Solidarity and power sharing. It's not isolationist per se because there is cooperation with foreigners, there is cooperation with multinationals, cooperation with BlackRock, etcetera. They are utilizing some elements of the neoliberal formula, you know, even even some elements from the formula of disaster capitalism and the shock doctrine that was discussed by Naomi Klein. But they're flipping the script on it, just like the GCC did with Egypt. You know, The US forced IMF reforms on Egypt with the intention of being able to take over Egypt.

But instead, the GCC took over Egypt. The US and Israel wanted the the war in Syria to go on indefinitely with the intention of being able to take over economically, take over Syria economically. But the GCC in Turkey took over. So they're flipping the script on them. All the foreign troops are being kicked out of the Sahel, out of Mali, out of Burkina Faso, out of Niger, out of Senegal, out of Chad.

You know, right now Turkey is mediating a resolution, in sha'Allah, to the Sudan conflict. I'm personally confident that The Gulf and that Turkey will reach an understanding about Libya as well. So that means that this entire region in Africa is also going to be incorporated into the Muslim soft empire, working together with BRICS, particularly working with Russia and working with China. And as for The US, well, in my opinion, they're withdrawing. They're withdrawing from the world, and the military industrial complex is going to be focusing on conflict in Europe.

Because frankly western populations have failed to keep themselves relevant because they're not even reproducing. The most that they can do to try to keep their economy moving is to try to bring in immigrants. But the anti immigration sentiments that are being pushed by people like Trump and people like Elon Musk, in my opinion, are actually part and parcel of the a national OCGFC's desire to let the West go extinct and to keep the global South populations in the global South. So that they can be workers there, they can be consumers there, you know. Even this policy of trying to bring in tech professionals from India and from China with the h one b visa program, that doesn't really contradict this.

Because, you know, you don't want your own people to have those tech skills. You don't want your own people to have those skills. You want your own people to do low skilled labor. Because why would you invest in in in a population that's going extinct? And improving technology just means AI and robotics anyway, which just makes more people superfluous.

So the American empire is receding, in my opinion. And as for Iran, well, you know, they have traditionally played along with the neocons. They played along with the Zionists. They played along with the colonizers. And they kept up this pretense of conflict.

But now, BRICS and the a national OCGFC are offering them a better future. And the neocons in order to stay alive, the Zionists in order to stay alive have no ideas except to have a war with Iran. So these are their choices. This is Iran's choices. Either you accept to cooperate with the region, which means to reduce your influence and give up your proxies and give up your militias and so forth.
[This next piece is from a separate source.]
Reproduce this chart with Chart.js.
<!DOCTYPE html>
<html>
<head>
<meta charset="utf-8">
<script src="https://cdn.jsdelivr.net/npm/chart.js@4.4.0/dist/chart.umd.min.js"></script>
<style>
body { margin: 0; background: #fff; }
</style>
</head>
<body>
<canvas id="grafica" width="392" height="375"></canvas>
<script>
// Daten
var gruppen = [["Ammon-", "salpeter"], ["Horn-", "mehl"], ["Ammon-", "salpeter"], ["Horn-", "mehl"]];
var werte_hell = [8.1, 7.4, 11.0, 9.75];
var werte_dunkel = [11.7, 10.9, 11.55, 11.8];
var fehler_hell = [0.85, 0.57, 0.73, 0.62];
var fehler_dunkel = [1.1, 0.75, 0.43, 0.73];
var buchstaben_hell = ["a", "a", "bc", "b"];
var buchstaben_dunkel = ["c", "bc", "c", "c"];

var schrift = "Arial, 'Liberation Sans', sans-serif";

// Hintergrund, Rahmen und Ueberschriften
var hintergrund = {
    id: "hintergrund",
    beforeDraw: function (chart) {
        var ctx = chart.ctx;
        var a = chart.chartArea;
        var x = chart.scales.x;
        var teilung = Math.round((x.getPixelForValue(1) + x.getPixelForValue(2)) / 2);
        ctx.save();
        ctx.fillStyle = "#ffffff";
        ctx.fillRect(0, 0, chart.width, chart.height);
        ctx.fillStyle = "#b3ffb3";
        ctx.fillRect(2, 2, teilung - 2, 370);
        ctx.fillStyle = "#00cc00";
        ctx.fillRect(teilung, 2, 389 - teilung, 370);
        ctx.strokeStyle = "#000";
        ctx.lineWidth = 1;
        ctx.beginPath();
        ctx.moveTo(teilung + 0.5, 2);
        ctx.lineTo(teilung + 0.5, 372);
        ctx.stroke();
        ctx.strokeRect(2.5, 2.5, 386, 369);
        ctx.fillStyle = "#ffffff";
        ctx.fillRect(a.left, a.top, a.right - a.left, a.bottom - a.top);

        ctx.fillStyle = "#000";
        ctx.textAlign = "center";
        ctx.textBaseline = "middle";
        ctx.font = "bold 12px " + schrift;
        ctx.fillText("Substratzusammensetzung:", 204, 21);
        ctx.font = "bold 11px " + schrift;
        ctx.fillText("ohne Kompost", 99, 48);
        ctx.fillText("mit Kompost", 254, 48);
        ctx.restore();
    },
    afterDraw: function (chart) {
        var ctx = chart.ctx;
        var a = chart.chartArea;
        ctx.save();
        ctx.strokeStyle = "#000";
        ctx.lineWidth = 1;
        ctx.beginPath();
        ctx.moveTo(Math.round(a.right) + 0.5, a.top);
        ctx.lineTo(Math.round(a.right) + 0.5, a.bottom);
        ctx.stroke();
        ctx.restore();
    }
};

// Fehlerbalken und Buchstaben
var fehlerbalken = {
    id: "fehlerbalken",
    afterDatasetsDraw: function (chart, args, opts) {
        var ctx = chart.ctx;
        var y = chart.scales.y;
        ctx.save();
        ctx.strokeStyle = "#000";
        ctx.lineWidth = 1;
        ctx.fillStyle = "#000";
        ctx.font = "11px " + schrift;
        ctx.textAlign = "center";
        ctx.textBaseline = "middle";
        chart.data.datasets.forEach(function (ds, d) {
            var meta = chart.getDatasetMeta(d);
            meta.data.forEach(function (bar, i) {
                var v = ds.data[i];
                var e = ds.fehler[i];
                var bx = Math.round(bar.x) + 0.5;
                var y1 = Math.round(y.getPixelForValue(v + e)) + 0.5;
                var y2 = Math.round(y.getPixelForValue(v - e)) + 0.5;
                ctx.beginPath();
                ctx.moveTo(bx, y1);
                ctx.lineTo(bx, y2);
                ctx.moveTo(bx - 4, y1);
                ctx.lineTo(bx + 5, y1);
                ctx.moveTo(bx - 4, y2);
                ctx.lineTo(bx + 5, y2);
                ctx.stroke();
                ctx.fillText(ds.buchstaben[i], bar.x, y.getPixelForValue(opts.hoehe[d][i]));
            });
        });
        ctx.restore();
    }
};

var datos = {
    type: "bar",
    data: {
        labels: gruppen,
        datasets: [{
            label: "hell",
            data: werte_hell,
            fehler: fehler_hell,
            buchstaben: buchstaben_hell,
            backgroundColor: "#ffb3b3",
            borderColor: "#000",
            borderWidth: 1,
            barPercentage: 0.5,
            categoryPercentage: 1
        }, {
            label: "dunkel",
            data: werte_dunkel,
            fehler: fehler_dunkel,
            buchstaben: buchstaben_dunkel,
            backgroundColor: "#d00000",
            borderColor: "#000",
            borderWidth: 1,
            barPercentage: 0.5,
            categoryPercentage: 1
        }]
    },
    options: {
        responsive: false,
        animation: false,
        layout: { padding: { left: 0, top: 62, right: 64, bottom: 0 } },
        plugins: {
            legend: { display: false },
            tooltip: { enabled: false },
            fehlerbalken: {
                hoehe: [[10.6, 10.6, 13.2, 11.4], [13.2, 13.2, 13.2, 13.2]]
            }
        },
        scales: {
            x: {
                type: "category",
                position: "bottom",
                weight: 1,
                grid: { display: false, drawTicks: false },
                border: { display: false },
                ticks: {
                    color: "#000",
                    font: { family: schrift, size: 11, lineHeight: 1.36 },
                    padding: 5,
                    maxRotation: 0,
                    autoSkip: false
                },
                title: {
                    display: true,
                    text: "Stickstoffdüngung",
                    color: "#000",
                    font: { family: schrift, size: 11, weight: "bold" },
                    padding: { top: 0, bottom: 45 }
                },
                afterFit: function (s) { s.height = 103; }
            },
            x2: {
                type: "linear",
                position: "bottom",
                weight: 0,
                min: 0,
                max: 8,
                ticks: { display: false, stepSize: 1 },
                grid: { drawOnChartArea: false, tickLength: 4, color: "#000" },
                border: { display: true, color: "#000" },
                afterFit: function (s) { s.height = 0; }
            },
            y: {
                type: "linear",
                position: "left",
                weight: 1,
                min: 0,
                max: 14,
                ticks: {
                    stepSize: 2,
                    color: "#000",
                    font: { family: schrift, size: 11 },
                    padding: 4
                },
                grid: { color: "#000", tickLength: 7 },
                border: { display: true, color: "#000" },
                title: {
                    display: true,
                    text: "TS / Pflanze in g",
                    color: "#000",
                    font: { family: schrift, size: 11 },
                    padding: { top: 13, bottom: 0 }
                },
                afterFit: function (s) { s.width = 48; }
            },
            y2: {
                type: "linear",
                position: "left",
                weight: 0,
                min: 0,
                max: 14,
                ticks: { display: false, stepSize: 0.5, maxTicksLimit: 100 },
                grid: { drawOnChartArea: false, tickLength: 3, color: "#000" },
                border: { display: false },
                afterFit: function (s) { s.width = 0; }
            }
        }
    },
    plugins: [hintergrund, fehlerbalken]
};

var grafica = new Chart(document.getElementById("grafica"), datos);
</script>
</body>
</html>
But you can, in exchange for that, enjoy prosperity in your country or you can continue to play along with Washington and see your country go up in flames. So it's not a particularly difficult choice for Iran. So these are the things that are actually happening in the world, in our region. This is the political and economic situation or the political and economic reality that's taking shape. It isn't secular, it isn't theocratic, it isn't capitalist, it isn't socialist, it isn't any theory or any moral that the West might come up with.
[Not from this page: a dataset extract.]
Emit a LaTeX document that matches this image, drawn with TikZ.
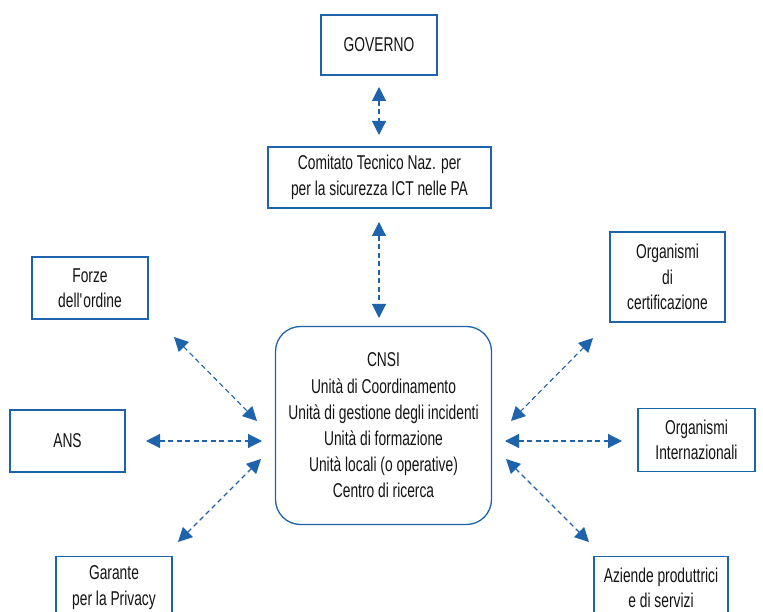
\documentclass[tikz,border=0pt]{standalone}
\usepackage{fontspec}
\setmainfont[FakeStretch=0.69]{Liberation Sans}
\usetikzlibrary{arrows.meta}
\definecolor{blu}{HTML}{1F63AA}
\definecolor{txt}{HTML}{141414}
\begin{document}
\begin{tikzpicture}[x=1pt,y=-1pt,
  box/.style={draw=blu, line width=1.3pt, inner sep=0pt, align=center, text=txt,
    font=\fontsize{20}{25.5}\selectfont},
  conn/.style={blu, line width=1.1pt, dash pattern=on 5pt off 3.5pt,
    {Triangle[length=14pt,width=14pt]}-{Triangle[length=14pt,width=14pt]}}]
\useasboundingbox (0,0) rectangle (763,612);
\clip (0,0) rectangle (763,612);
\fill[white] (0,0) rectangle (763,612);
% boxes
\node[box, minimum width=116pt, minimum height=60pt] (gov) at (379,45) {GOVERNO};
\node[box, minimum width=223pt, minimum height=61pt] (ctn) at (379.5,177.5) {Comitato Tecnico Naz. per\\per la sicurezza ICT nelle PA};
\node[box, minimum width=216pt, minimum height=198pt, rounded corners=25pt,
  font=\fontsize{20}{26.2}\selectfont] (cnsi) at (383.5,425.5)
  {CNSI\\Unità di Coordinamento\\Unità di gestione degli incidenti\\Unità di formazione\\Unità locali (o operative)\\Centro di ricerca};
\node[box, minimum width=116pt, minimum height=62pt] (forze) at (90,288) {Forze\\dell\textquotesingle ordine};
\node[box, minimum width=115pt, minimum height=62pt] (ans) at (67.5,441) {ANS};
\node[box, minimum width=116pt, minimum height=62pt, anchor=north] (gar) at (114,556) {Garante\\per la Privacy};
\node[box, minimum width=115pt, minimum height=90pt] (cert) at (667.5,277) {Organismi\\di\\certificazione};
\node[box, minimum width=117pt, minimum height=63pt] (intl) at (696.5,440) {Organismi\\Internazionali};
\node[box, minimum width=134pt, minimum height=62pt, anchor=north] (az) at (661,556) {Aziende produttrici\\e di servizi};
% connector endpoints
\coordinate (g1) at (379,87);   \coordinate (g2) at (379,135);
\coordinate (c1) at (379,222);  \coordinate (c2) at (379,318);
\coordinate (f1) at (174,337);  \coordinate (f2) at (257,421);
\coordinate (a1) at (146,441);  \coordinate (a2) at (262,441);
\coordinate (p1) at (178,542);  \coordinate (p2) at (261,459);
\coordinate (r1) at (593,338);  \coordinate (r2) at (511,421);
\coordinate (i1) at (505,441);  \coordinate (i2) at (622,441);
\coordinate (z1) at (506,459);  \coordinate (z2) at (589,542);
% connectors
\draw[conn] (g1) -- (g2);
\draw[conn] (c1) -- (c2);
\draw[conn] (f1) -- (f2);
\draw[conn] (a1) -- (a2);
\draw[conn] (p1) -- (p2);
\draw[conn] (r1) -- (r2);
\draw[conn] (i1) -- (i2);
\draw[conn] (z1) -- (z2);
\end{tikzpicture}
\end{document}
It just is what it is. And what form of government eventually takes shape in Syria, or in Lebanon, or Palestinian state, or in Libya, or in Sudan, and so on. Whatever form of government they establish in those countries, in my opinion, is not particularly important. It's not particularly important to me because they will be independent from the West. They will be independent from western economic subjugation and western military coercion, and they'll have economic sovereignty.
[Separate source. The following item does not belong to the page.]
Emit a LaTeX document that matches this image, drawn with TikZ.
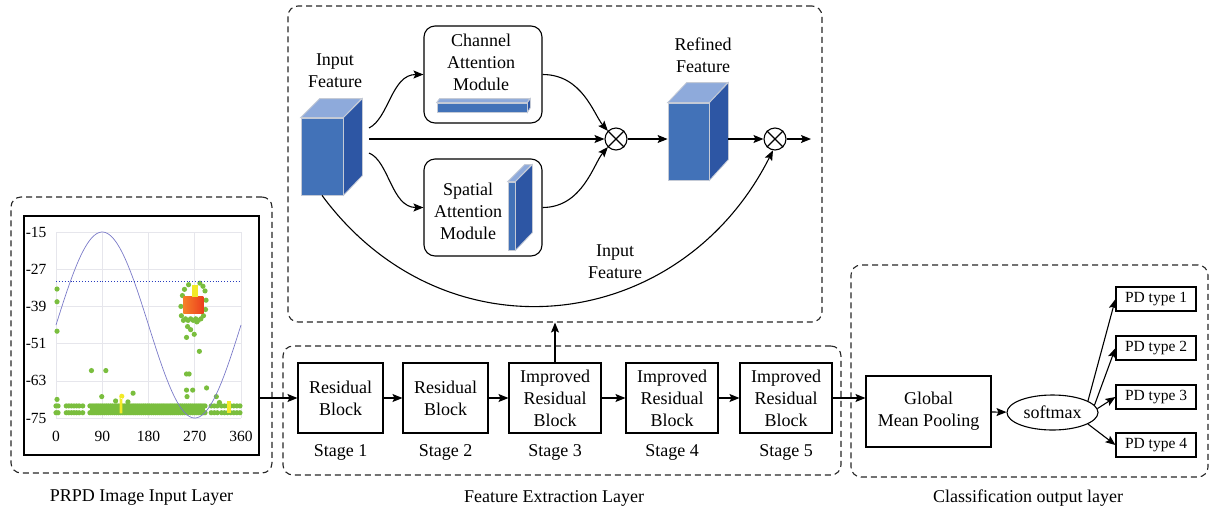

Even if that is through collective sovereignty, meaning they will be to one to one extent or another, to one degree or another, there will be dependencies. There'll be dependencies of the regional powers like Saudi Arabia and Turkey. But they will have sovereignty through being a part of that soft empire. And the only way you can ever have an Islamic government, the only way that you can ever have an Islamic state is if it is sovereign and independent, economically, politically, culturally, socially, educationally, and in every other kind of way. You have to have independence.

If you're not independent, you can never be truly Islamic. And if you're not economically sovereign, if you don't have economic sovereignty, then you cannot truly be Islamic because you will be dominated and you will be subjugated, and your real rulers won't even be Muslims. So for me personally, I don't care what anybody thinks about Erdogan or what anybody thinks about MBS or Bin Zayed or Sisi or about the Palestinian Authority or what anybody thinks about Julani or or their form of government, or what have you. If you think that they're Islamic or not, if you think that they're good or not, if you think that they're so called secular or what have you, I don't care what you think about normalization, it really doesn't matter. The reality is that these men are building an empire that is going to stabilize the region all the way from Africa to West Asia.

And they are developing a methodology of collective, collaborative governance that we have not seen in our lands since the Khilafa. I'm not saying that they're doing it for the sake of Islam. And I'm not saying that they're doing it because they're pious or wonderful or righteous or what have you. I'm saying that they're doing it. It's something that they are achieving and it is objectively a good and beneficial thing for the ummah.

And if you can't see it, well that's a shame. And if you see it but you dislike it, well then you're the last person who needs to be talking about what's good for the Muslims or about what is or is not Islamic. Because most likely your version or your vision of what's good for the Muslims or or what's Islamic is most likely just a recipe for maintaining the status quo of western domination through endless strife and conflict in our countries. And you're probably one of those western tools that they use to try to incite rebellion against the very governments who are building that empire that I'm talking about. And that just makes you not only naive, it makes you a liability.

And yes, it makes you a thoroughly westernized and colonized tool of the West. Psychologically colonized, intellectually colonized, and colonized in your understanding of religion. So you should do everyone a favor and just go watch Aladdin, you know, or go play Prince of Persia or something and leave politics for the grown ups.